### WHAT YOU SHOULD DO
Do not include the pictures; repeat the rest of the data exactly.

### SUPPLIED DATA
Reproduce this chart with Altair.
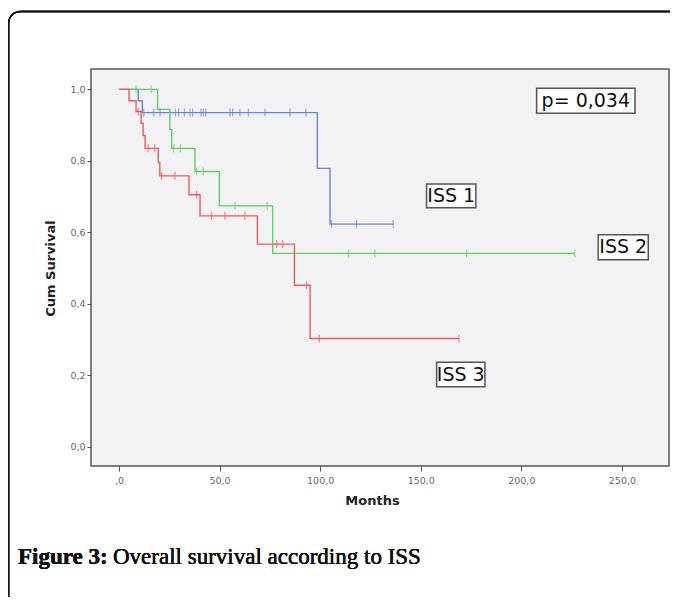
import altair as alt
import pandas as pd

# ---- Kaplan-Meier steps (months, cumulative survival) ----
iss1_time = [0, 9.6, 11.6, 98.6, 104.9, 136.3]
iss1_surv = [1.0, 0.968, 0.935, 0.779, 0.623, 0.623]
iss1_cens = [12.3, 17.3, 20.4, 28.1, 29.7, 32.5, 35.3, 36.6, 40.8, 41.9, 43.2,
             55.2, 56.5, 60.1, 64.3, 72.6, 85.0, 92.9, 105.7, 118.1, 136.3]

iss2_time = [0, 19.2, 25.3, 26.2, 37.8, 49.9, 76.4, 226.6]
iss2_surv = [1.0, 0.944, 0.888, 0.835, 0.770, 0.674, 0.541, 0.541]
iss2_cens = [8.5, 16.0, 27.2, 30.5, 38.6, 41.9, 57.7, 73.7, 114.0, 127.2, 172.8, 226.6]

iss3_time = [0, 5.0, 8.5, 11.0, 12.0, 13.0, 19.5, 20.3, 34.8, 40.3, 68.8, 87.2, 95.0, 169.0]
iss3_surv = [1.0, 0.968, 0.938, 0.905, 0.871, 0.835, 0.795, 0.758, 0.705, 0.646,
             0.567, 0.452, 0.303, 0.303]
iss3_cens = [9.6, 14.5, 17.8, 21.2, 27.8, 38.6, 46.0, 52.7, 62.6, 78.4, 81.4, 93.3, 99.6, 169.0]

groups = ["ISS 1", "ISS 2", "ISS 3"]
colors = ["#6f84c9", "#66cc66", "#f05a5a"]

x_ticks = [0, 50, 100, 150, 200, 250]
y_ticks = [0.0, 0.2, 0.4, 0.6, 0.8, 1.0]

# annotation boxes (label text, box corners in data units)
ann_text = ["p= 0,034", "ISS 1", "ISS 2", "ISS 3"]
ann_x0 = [207.6, 152.9, 238.2, 157.9]
ann_x1 = [256.5, 177.4, 263.1, 181.9]
ann_y0 = [0.933, 0.669, 0.523, 0.168]
ann_y1 = [1.003, 0.735, 0.593, 0.236]

# ---- build tables ----
def level_at(times, survs, t):
    s = survs[0]
    for tt, ss in zip(times, survs):
        if tt <= t:
            s = ss
    return s

step_rows, cens_rows = [], []
for g, ts, ss, cs in [("ISS 1", iss1_time, iss1_surv, iss1_cens),
                      ("ISS 2", iss2_time, iss2_surv, iss2_cens),
                      ("ISS 3", iss3_time, iss3_surv, iss3_cens)]:
    for t, s in zip(ts, ss):
        step_rows.append({"group": g, "t": t, "s": s})
    for c in cs:
        cens_rows.append({"group": g, "t": c, "s": level_at(ts, ss, c)})
steps = pd.DataFrame(step_rows)
cens = pd.DataFrame(cens_rows)
ann = pd.DataFrame({"label": ann_text, "x0": ann_x0, "x1": ann_x1,
                    "y0": ann_y0, "y1": ann_y1})
ann["xc"] = (ann["x0"] + ann["x1"]) / 2
ann["yc"] = (ann["y0"] + ann["y1"]) / 2

W, H = 578, 397
xscale = alt.Scale(domain=[-13.9, 273.4], nice=False, zero=False)
yscale = alt.Scale(domain=[-0.054, 1.057], nice=False, zero=False)
cscale = alt.Scale(domain=groups, range=colors)

x_axis = alt.Axis(values=x_ticks, title="Months", grid=False, domain=False,
                  labelExpr="datum.value == 0 ? ',0' : replace(format(datum.value, '.1f'), '.', ',')",
                  tickSize=5, labelPadding=4, titleX=281, titleY=34,
                  titleBaseline="middle", titleAlign="center")
y_axis = alt.Axis(values=y_ticks, title="Cum Survival", grid=False, domain=False,
                  labelExpr="replace(format(datum.value, '.1f'), '.', ',')",
                  tickSize=4, labelPadding=2, titleX=-41, titleY=199,
                  titleAngle=270, titleBaseline="middle", titleAlign="center")

base = alt.Chart(steps)
lines = base.mark_line(interpolate="step-after", strokeWidth=1.4).encode(
    x=alt.X("t:Q", scale=xscale, axis=x_axis),
    y=alt.Y("s:Q", scale=yscale, axis=y_axis),
    color=alt.Color("group:N", scale=cscale, legend=None),
    detail="group:N",
)
ticks = alt.Chart(cens).mark_tick(orient="vertical", size=8, thickness=1.2).encode(
    x=alt.X("t:Q", scale=xscale),
    y=alt.Y("s:Q", scale=yscale),
    color=alt.Color("group:N", scale=cscale, legend=None),
)
boxes = alt.Chart(ann).mark_rect(fill="white", stroke="#555555", strokeWidth=1.5).encode(
    x=alt.X("x0:Q", scale=xscale), x2="x1:Q",
    y=alt.Y("y0:Q", scale=yscale), y2="y1:Q",
)
labels = alt.Chart(ann).mark_text(font="DejaVu Sans", fontSize=19, color="#111111",
                                  baseline="middle", align="center").encode(
    x=alt.X("xc:Q", scale=xscale),
    y=alt.Y("yc:Q", scale=yscale),
    text="label:N",
)

frame = alt.Chart(ann).mark_rect(fill="transparent", stroke="#111111", strokeWidth=1.5,
                                 cornerRadius=12).encode(
    x=alt.value(-82.5), x2=alt.value(600), y=alt.value(-57.5), y2=alt.value(600)
)
cap_bold = alt.Chart(ann).mark_text(font="Liberation Serif", fontSize=23, fontWeight="bold",
                                    align="left", baseline="alphabetic", color="#111111").encode(
    x=alt.value(-73), y=alt.value(495), text=alt.value("Figure 3:")
)
cap_text = alt.Chart(ann).mark_text(font="Liberation Serif", fontSize=23,
                                    align="left", baseline="alphabetic", color="#111111").encode(
    x=alt.value(22), y=alt.value(495), text=alt.value("Overall survival according to ISS")
)

chart = alt.layer(lines, ticks, boxes, labels, frame, cap_bold, cap_text).properties(
    width=W, height=H,
    autosize=alt.AutoSizeParams(type="none"),
    padding={"left": 83, "top": 61, "right": 1, "bottom": 131},
    background="white",
).configure_view(
    stroke="#555555", strokeWidth=1.5, fill="#f2f2f4"
).configure_axis(
    labelFont="DejaVu Sans", labelFontSize=9.5, labelColor="#666666",
    tickColor="#555555", titleFont="DejaVu Sans", titleFontSize=13,
    titleFontWeight="bold", titleColor="#222222",
)

chart.save("out.html", embed_options={"renderer": "svg", "actions": False})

### TASK ANSWER
Reproduce this chart with Altair.
import altair as alt
import pandas as pd

# ---- Kaplan-Meier steps (months, cumulative survival) ----
iss1_time = [0, 9.6, 11.6, 98.6, 104.9, 136.3]
iss1_surv = [1.0, 0.968, 0.935, 0.779, 0.623, 0.623]
iss1_cens = [12.3, 17.3, 20.4, 28.1, 29.7, 32.5, 35.3, 36.6, 40.8, 41.9, 43.2,
             55.2, 56.5, 60.1, 64.3, 72.6, 85.0, 92.9, 105.7, 118.1, 136.3]

iss2_time = [0, 19.2, 25.3, 26.2, 37.8, 49.9, 76.4, 226.6]
iss2_surv = [1.0, 0.944, 0.888, 0.835, 0.770, 0.674, 0.541, 0.541]
iss2_cens = [8.5, 16.0, 27.2, 30.5, 38.6, 41.9, 57.7, 73.7, 114.0, 127.2, 172.8, 226.6]

iss3_time = [0, 5.0, 8.5, 11.0, 12.0, 13.0, 19.5, 20.3, 34.8, 40.3, 68.8, 87.2, 95.0, 169.0]
iss3_surv = [1.0, 0.968, 0.938, 0.905, 0.871, 0.835, 0.795, 0.758, 0.705, 0.646,
             0.567, 0.452, 0.303, 0.303]
iss3_cens = [9.6, 14.5, 17.8, 21.2, 27.8, 38.6, 46.0, 52.7, 62.6, 78.4, 81.4, 93.3, 99.6, 169.0]

groups = ["ISS 1", "ISS 2", "ISS 3"]
colors = ["#6f84c9", "#66cc66", "#f05a5a"]

x_ticks = [0, 50, 100, 150, 200, 250]
y_ticks = [0.0, 0.2, 0.4, 0.6, 0.8, 1.0]

# annotation boxes (label text, box corners in data units)
ann_text = ["p= 0,034", "ISS 1", "ISS 2", "ISS 3"]
ann_x0 = [207.6, 152.9, 238.2, 157.9]
ann_x1 = [256.5, 177.4, 263.1, 181.9]
ann_y0 = [0.933, 0.669, 0.523, 0.168]
ann_y1 = [1.003, 0.735, 0.593, 0.236]

# ---- build tables ----
def level_at(times, survs, t):
    s = survs[0]
    for tt, ss in zip(times, survs):
        if tt <= t:
            s = ss
    return s

step_rows, cens_rows = [], []
for g, ts, ss, cs in [("ISS 1", iss1_time, iss1_surv, iss1_cens),
                      ("ISS 2", iss2_time, iss2_surv, iss2_cens),
                      ("ISS 3", iss3_time, iss3_surv, iss3_cens)]:
    for t, s in zip(ts, ss):
        step_rows.append({"group": g, "t": t, "s": s})
    for c in cs:
        cens_rows.append({"group": g, "t": c, "s": level_at(ts, ss, c)})
steps = pd.DataFrame(step_rows)
cens = pd.DataFrame(cens_rows)
ann = pd.DataFrame({"label": ann_text, "x0": ann_x0, "x1": ann_x1,
                    "y0": ann_y0, "y1": ann_y1})
ann["xc"] = (ann["x0"] + ann["x1"]) / 2
ann["yc"] = (ann["y0"] + ann["y1"]) / 2

W, H = 578, 397
xscale = alt.Scale(domain=[-13.9, 273.4], nice=False, zero=False)
yscale = alt.Scale(domain=[-0.054, 1.057], nice=False, zero=False)
cscale = alt.Scale(domain=groups, range=colors)

x_axis = alt.Axis(values=x_ticks, title="Months", grid=False, domain=False,
                  labelExpr="datum.value == 0 ? ',0' : replace(format(datum.value, '.1f'), '.', ',')",
                  tickSize=5, labelPadding=4, titleX=281, titleY=34,
                  titleBaseline="middle", titleAlign="center")
y_axis = alt.Axis(values=y_ticks, title="Cum Survival", grid=False, domain=False,
                  labelExpr="replace(format(datum.value, '.1f'), '.', ',')",
                  tickSize=4, labelPadding=2, titleX=-41, titleY=199,
                  titleAngle=270, titleBaseline="middle", titleAlign="center")

base = alt.Chart(steps)
lines = base.mark_line(interpolate="step-after", strokeWidth=1.4).encode(
    x=alt.X("t:Q", scale=xscale, axis=x_axis),
    y=alt.Y("s:Q", scale=yscale, axis=y_axis),
    color=alt.Color("group:N", scale=cscale, legend=None),
    detail="group:N",
)
ticks = alt.Chart(cens).mark_tick(orient="vertical", size=8, thickness=1.2).encode(
    x=alt.X("t:Q", scale=xscale),
    y=alt.Y("s:Q", scale=yscale),
    color=alt.Color("group:N", scale=cscale, legend=None),
)
boxes = alt.Chart(ann).mark_rect(fill="white", stroke="#555555", strokeWidth=1.5).encode(
    x=alt.X("x0:Q", scale=xscale), x2="x1:Q",
    y=alt.Y("y0:Q", scale=yscale), y2="y1:Q",
)
labels = alt.Chart(ann).mark_text(font="DejaVu Sans", fontSize=19, color="#111111",
                                  baseline="middle", align="center").encode(
    x=alt.X("xc:Q", scale=xscale),
    y=alt.Y("yc:Q", scale=yscale),
    text="label:N",
)

frame = alt.Chart(ann).mark_rect(fill="transparent", stroke="#111111", strokeWidth=1.5,
                                 cornerRadius=12).encode(
    x=alt.value(-82.5), x2=alt.value(600), y=alt.value(-57.5), y2=alt.value(600)
)
cap_bold = alt.Chart(ann).mark_text(font="Liberation Serif", fontSize=23, fontWeight="bold",
                                    align="left", baseline="alphabetic", color="#111111").encode(
    x=alt.value(-73), y=alt.value(495), text=alt.value("Figure 3:")
)
cap_text = alt.Chart(ann).mark_text(font="Liberation Serif", fontSize=23,
                                    align="left", baseline="alphabetic", color="#111111").encode(
    x=alt.value(22), y=alt.value(495), text=alt.value("Overall survival according to ISS")
)

chart = alt.layer(lines, ticks, boxes, labels, frame, cap_bold, cap_text).properties(
    width=W, height=H,
    autosize=alt.AutoSizeParams(type="none"),
    padding={"left": 83, "top": 61, "right": 1, "bottom": 131},
    background="white",
).configure_view(
    stroke="#555555", strokeWidth=1.5, fill="#f2f2f4"
).configure_axis(
    labelFont="DejaVu Sans", labelFontSize=9.5, labelColor="#666666",
    tickColor="#555555", titleFont="DejaVu Sans", titleFontSize=13,
    titleFontWeight="bold", titleColor="#222222",
)

chart.save("out.html", embed_options={"renderer": "svg", "actions": False})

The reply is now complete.